◆ **Input for this task**:
•••

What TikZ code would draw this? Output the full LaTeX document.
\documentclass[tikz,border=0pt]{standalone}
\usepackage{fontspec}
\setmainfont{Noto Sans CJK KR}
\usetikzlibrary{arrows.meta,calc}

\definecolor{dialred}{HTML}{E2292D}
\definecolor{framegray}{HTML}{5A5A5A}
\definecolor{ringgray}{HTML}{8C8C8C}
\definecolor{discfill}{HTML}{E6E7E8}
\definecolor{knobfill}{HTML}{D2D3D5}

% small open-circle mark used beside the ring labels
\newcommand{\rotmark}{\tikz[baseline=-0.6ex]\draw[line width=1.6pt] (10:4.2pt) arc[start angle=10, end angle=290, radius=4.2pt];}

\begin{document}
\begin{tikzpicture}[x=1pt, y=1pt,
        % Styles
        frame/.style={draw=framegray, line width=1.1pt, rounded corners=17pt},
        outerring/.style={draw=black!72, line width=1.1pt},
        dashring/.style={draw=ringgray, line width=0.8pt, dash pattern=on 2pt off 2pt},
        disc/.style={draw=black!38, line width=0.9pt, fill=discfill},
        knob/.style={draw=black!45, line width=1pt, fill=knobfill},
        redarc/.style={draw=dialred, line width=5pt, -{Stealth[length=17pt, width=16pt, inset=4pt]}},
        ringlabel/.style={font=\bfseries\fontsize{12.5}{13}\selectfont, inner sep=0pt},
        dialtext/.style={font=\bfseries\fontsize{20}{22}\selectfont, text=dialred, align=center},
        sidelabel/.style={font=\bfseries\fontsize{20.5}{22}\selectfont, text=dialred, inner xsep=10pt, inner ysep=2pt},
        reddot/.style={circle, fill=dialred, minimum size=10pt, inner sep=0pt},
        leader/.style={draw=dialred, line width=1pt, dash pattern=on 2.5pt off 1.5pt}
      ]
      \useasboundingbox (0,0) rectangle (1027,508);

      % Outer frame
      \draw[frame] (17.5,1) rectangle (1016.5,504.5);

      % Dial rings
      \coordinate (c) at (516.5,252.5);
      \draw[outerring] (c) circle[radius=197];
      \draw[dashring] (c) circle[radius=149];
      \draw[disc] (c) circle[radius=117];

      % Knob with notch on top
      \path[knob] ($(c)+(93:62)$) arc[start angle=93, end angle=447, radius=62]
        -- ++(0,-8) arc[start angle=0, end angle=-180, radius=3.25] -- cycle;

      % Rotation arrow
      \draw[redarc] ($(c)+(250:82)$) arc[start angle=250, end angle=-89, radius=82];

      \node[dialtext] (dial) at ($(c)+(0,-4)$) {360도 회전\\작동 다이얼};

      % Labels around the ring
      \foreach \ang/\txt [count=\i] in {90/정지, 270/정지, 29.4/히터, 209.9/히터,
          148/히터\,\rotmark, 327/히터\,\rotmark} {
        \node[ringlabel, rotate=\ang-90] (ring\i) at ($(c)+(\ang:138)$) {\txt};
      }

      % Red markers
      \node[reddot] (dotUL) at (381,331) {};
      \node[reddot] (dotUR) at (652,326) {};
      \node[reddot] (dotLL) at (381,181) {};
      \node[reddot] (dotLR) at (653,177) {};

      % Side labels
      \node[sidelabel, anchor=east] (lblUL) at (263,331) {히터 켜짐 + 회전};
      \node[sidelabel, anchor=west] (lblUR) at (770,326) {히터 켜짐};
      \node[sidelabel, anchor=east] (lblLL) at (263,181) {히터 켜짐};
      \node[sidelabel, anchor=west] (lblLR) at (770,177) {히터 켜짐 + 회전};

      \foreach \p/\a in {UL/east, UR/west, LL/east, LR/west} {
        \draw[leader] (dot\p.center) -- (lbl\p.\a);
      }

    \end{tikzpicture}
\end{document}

•••

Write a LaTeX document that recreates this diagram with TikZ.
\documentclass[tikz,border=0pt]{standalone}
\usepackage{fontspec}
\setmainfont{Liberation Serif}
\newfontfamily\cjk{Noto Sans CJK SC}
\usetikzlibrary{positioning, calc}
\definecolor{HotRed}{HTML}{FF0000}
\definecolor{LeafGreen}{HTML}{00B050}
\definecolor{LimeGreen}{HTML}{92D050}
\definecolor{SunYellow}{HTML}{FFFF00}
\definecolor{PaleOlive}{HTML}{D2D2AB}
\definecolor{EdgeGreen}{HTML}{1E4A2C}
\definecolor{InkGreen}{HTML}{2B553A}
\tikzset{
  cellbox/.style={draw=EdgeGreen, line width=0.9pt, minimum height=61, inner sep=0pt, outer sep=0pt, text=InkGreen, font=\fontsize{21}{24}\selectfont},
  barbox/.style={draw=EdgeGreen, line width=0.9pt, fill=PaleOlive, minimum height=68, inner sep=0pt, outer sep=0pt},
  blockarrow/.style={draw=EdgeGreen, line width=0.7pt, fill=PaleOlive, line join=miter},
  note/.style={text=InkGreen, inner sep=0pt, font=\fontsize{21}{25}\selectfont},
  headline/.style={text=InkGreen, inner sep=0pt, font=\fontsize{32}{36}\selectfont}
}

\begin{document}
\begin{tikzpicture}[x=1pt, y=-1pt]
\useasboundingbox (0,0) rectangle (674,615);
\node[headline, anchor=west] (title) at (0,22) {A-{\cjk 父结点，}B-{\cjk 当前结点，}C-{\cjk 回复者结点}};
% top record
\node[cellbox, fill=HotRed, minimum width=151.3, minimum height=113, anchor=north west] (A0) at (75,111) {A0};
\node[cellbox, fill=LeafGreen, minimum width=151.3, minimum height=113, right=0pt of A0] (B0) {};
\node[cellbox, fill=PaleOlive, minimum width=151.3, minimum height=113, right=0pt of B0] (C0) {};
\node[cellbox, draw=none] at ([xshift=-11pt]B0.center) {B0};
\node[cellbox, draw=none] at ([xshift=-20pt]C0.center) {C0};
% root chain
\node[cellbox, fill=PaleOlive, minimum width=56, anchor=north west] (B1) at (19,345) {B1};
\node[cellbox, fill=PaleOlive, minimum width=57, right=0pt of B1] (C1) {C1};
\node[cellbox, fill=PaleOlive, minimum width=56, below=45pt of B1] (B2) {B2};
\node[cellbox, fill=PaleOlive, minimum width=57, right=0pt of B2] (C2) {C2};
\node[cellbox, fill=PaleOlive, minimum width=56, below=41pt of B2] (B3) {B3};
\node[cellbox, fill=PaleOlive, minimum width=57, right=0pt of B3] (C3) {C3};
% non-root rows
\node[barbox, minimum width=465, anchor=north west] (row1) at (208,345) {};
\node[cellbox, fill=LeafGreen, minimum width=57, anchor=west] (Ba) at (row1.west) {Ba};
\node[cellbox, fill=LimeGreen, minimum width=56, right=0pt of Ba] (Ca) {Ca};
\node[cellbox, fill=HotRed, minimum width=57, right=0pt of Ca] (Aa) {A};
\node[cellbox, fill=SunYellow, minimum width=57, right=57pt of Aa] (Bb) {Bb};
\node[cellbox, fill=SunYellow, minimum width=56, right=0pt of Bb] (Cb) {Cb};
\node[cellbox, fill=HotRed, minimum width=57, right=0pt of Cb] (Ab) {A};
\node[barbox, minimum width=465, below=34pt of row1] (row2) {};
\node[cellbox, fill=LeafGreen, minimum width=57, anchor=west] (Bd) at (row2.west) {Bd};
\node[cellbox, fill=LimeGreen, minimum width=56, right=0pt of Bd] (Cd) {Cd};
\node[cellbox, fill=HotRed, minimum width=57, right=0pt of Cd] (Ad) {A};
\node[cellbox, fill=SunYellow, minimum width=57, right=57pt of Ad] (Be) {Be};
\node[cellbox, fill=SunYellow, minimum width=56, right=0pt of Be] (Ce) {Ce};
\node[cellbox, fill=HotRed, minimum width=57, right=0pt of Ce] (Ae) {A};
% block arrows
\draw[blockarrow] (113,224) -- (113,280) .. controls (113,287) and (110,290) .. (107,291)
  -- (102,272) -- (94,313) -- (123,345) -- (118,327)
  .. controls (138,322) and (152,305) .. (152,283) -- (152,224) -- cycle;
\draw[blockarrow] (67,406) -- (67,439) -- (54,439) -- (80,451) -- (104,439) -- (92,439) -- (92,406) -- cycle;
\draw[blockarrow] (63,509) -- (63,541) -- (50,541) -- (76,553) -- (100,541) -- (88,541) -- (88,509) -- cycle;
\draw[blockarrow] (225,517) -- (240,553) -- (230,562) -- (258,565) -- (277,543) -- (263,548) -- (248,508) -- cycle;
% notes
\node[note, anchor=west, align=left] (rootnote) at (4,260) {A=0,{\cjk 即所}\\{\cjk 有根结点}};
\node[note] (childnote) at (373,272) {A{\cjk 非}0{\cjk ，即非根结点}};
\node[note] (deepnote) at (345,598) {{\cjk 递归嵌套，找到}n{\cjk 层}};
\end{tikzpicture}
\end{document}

•••

Lines containing the word "with" are to be counted in the listing; state their number alone.

◆ **Exercise output**:
2